* [CHALLENGE] For this exercise, output only the lines between the "Clone this diagram in TikZ." line and the "(106); % Espiritualidad" line, both of them included, and skip all pictures.

* [A block of data]
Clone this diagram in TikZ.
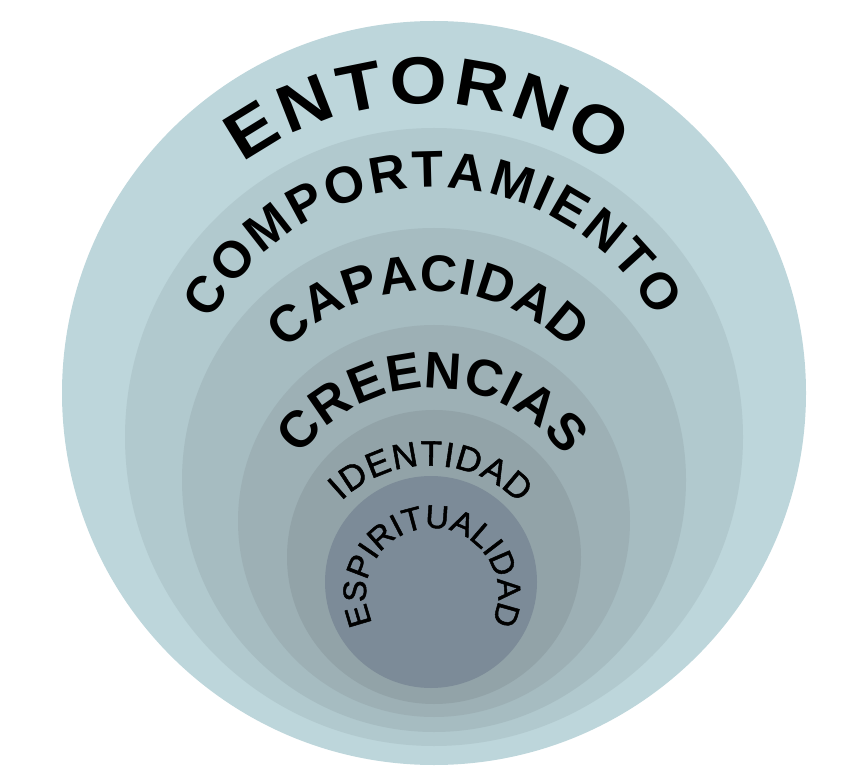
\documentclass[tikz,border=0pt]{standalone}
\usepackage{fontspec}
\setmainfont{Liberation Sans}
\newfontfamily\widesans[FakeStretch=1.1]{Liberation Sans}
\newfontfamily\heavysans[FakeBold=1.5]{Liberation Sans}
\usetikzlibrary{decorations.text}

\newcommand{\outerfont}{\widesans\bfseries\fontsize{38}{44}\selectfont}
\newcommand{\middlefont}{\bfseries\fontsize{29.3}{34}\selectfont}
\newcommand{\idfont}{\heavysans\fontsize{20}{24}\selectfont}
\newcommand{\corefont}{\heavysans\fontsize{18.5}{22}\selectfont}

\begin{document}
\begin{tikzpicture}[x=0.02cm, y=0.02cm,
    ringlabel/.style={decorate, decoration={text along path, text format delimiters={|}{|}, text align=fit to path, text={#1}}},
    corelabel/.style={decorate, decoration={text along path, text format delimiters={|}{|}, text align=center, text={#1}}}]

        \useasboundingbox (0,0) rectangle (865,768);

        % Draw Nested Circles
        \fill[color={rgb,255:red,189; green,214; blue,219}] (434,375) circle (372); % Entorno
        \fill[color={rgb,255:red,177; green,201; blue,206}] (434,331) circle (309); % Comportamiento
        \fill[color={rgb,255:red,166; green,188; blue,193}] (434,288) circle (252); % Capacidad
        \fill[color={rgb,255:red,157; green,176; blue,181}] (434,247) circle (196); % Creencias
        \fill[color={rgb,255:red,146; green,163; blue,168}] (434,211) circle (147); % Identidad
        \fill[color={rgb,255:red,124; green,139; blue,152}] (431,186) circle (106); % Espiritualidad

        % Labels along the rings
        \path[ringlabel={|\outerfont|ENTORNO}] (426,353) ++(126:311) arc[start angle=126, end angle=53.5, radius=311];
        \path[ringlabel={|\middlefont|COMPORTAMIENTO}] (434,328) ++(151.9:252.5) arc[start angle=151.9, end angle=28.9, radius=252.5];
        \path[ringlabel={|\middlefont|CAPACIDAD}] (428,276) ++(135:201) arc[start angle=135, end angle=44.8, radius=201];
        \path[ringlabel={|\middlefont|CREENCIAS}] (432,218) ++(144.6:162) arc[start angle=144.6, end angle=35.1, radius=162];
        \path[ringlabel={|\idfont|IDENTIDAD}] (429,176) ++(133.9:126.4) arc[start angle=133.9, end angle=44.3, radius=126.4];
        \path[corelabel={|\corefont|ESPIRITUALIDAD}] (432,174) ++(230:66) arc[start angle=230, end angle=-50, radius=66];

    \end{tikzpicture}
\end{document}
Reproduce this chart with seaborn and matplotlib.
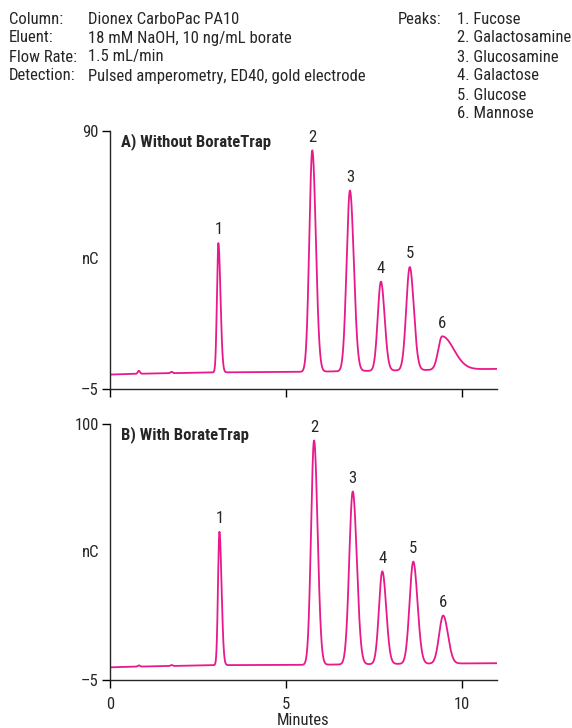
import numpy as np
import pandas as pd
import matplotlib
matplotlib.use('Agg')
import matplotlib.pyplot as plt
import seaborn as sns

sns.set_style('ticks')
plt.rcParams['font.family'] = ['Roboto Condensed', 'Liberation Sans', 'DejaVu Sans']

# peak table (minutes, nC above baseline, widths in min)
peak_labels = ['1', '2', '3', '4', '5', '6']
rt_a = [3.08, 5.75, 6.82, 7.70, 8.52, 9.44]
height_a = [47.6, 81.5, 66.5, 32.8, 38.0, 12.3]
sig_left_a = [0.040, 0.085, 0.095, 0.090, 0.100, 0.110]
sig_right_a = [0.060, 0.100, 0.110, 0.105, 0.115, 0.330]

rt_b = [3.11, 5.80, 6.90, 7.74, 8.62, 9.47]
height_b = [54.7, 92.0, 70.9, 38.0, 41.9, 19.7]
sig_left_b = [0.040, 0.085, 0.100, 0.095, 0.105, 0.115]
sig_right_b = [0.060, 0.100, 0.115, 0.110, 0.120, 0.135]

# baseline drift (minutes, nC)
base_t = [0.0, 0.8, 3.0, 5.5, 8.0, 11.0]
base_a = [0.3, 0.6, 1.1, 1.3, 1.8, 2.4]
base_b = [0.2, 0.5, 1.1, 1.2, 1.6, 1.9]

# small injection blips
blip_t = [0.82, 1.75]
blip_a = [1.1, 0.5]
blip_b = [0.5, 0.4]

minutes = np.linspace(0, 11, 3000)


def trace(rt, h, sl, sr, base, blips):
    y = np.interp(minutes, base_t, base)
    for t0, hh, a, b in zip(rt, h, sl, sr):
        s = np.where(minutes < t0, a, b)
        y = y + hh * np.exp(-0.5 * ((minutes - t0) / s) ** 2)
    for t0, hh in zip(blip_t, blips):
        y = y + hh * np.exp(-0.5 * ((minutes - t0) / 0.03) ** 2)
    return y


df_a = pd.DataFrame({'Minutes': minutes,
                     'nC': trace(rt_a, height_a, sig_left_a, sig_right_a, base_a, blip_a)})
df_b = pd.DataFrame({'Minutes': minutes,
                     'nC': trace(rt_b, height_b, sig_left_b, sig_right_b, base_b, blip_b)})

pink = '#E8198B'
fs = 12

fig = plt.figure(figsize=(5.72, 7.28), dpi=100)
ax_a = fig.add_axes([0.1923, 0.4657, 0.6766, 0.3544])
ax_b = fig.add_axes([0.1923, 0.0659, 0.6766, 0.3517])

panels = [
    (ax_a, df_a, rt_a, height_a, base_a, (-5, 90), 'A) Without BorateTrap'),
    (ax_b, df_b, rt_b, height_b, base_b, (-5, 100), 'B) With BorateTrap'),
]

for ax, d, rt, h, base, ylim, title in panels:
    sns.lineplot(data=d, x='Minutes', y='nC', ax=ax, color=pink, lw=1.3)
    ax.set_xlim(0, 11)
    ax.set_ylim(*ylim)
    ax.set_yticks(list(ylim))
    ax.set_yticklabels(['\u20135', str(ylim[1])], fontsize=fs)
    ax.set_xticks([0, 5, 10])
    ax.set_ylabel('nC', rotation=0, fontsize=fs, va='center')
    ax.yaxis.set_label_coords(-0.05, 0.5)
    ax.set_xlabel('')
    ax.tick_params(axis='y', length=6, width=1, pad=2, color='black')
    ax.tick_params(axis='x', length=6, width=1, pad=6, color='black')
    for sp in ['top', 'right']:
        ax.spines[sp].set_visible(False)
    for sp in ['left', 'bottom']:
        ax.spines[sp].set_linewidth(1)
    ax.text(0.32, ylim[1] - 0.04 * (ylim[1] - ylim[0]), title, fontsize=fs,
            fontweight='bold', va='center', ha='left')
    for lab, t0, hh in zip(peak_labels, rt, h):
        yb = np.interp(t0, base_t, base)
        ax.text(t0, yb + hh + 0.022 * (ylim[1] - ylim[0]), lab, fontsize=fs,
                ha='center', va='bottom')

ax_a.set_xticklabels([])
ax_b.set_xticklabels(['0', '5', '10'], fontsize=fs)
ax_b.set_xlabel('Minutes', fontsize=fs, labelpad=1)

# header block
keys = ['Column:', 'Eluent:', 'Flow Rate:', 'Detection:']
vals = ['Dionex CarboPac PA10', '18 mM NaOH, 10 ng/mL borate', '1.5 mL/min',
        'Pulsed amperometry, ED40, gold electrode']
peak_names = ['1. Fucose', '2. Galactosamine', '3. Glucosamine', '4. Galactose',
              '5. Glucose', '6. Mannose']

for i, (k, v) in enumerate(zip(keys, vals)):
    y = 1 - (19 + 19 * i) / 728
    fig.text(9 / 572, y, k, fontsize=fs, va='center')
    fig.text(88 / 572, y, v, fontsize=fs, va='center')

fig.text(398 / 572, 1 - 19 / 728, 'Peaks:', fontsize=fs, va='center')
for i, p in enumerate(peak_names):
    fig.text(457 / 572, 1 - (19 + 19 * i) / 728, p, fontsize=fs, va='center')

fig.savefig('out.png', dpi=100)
--
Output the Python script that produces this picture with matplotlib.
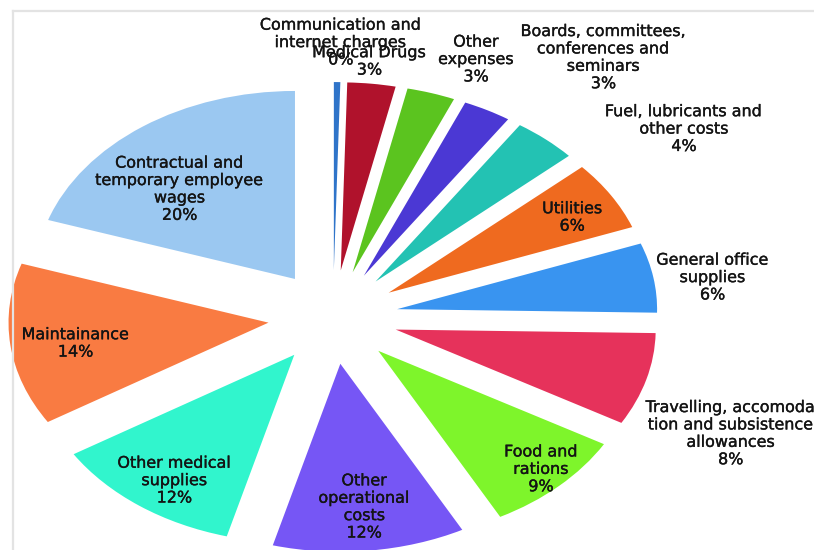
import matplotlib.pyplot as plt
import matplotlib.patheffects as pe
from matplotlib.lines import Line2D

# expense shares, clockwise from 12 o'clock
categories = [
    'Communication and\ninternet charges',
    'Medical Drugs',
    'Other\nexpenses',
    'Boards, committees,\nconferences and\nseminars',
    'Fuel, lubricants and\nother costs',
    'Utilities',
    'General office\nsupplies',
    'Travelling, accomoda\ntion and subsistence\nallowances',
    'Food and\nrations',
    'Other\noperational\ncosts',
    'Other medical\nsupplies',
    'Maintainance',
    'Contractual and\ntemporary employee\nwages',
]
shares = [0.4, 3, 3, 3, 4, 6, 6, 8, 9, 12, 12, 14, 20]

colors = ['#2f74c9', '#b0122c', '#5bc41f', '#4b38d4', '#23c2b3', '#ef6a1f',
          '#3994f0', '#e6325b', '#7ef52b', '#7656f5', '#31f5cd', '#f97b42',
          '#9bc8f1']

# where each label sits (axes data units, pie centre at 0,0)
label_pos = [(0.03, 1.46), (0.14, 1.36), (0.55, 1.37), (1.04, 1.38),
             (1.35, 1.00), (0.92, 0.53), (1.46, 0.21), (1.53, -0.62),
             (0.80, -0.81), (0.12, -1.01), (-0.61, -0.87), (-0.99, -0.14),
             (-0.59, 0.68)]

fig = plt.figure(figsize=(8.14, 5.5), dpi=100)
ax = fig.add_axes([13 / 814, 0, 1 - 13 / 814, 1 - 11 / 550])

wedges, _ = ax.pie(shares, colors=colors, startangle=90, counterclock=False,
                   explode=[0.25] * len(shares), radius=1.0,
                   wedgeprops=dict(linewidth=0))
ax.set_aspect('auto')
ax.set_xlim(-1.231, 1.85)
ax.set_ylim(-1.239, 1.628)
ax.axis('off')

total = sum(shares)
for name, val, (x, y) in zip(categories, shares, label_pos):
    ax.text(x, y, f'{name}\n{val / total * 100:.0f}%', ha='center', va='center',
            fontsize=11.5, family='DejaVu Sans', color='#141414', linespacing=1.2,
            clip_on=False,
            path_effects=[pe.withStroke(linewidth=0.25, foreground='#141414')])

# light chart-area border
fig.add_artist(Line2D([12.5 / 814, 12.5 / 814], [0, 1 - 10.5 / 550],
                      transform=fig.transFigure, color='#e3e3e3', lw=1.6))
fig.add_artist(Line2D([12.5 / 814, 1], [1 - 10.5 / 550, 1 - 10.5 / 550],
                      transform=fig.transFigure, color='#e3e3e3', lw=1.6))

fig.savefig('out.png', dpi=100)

* [EXERCISE RESPONSE]
Clone this diagram in TikZ.
\documentclass[tikz,border=0pt]{standalone}
\usepackage{fontspec}
\setmainfont{Liberation Sans}
\newfontfamily\widesans[FakeStretch=1.1]{Liberation Sans}
\newfontfamily\heavysans[FakeBold=1.5]{Liberation Sans}
\usetikzlibrary{decorations.text}

\newcommand{\outerfont}{\widesans\bfseries\fontsize{38}{44}\selectfont}
\newcommand{\middlefont}{\bfseries\fontsize{29.3}{34}\selectfont}
\newcommand{\idfont}{\heavysans\fontsize{20}{24}\selectfont}
\newcommand{\corefont}{\heavysans\fontsize{18.5}{22}\selectfont}

\begin{document}
\begin{tikzpicture}[x=0.02cm, y=0.02cm,
    ringlabel/.style={decorate, decoration={text along path, text format delimiters={|}{|}, text align=fit to path, text={#1}}},
    corelabel/.style={decorate, decoration={text along path, text format delimiters={|}{|}, text align=center, text={#1}}}]

        \useasboundingbox (0,0) rectangle (865,768);

        % Draw Nested Circles
        \fill[color={rgb,255:red,189; green,214; blue,219}] (434,375) circle (372); % Entorno
        \fill[color={rgb,255:red,177; green,201; blue,206}] (434,331) circle (309); % Comportamiento
        \fill[color={rgb,255:red,166; green,188; blue,193}] (434,288) circle (252); % Capacidad
        \fill[color={rgb,255:red,157; green,176; blue,181}] (434,247) circle (196); % Creencias
        \fill[color={rgb,255:red,146; green,163; blue,168}] (434,211) circle (147); % Identidad
        \fill[color={rgb,255:red,124; green,139; blue,152}] (431,186) circle (106); % Espiritualidad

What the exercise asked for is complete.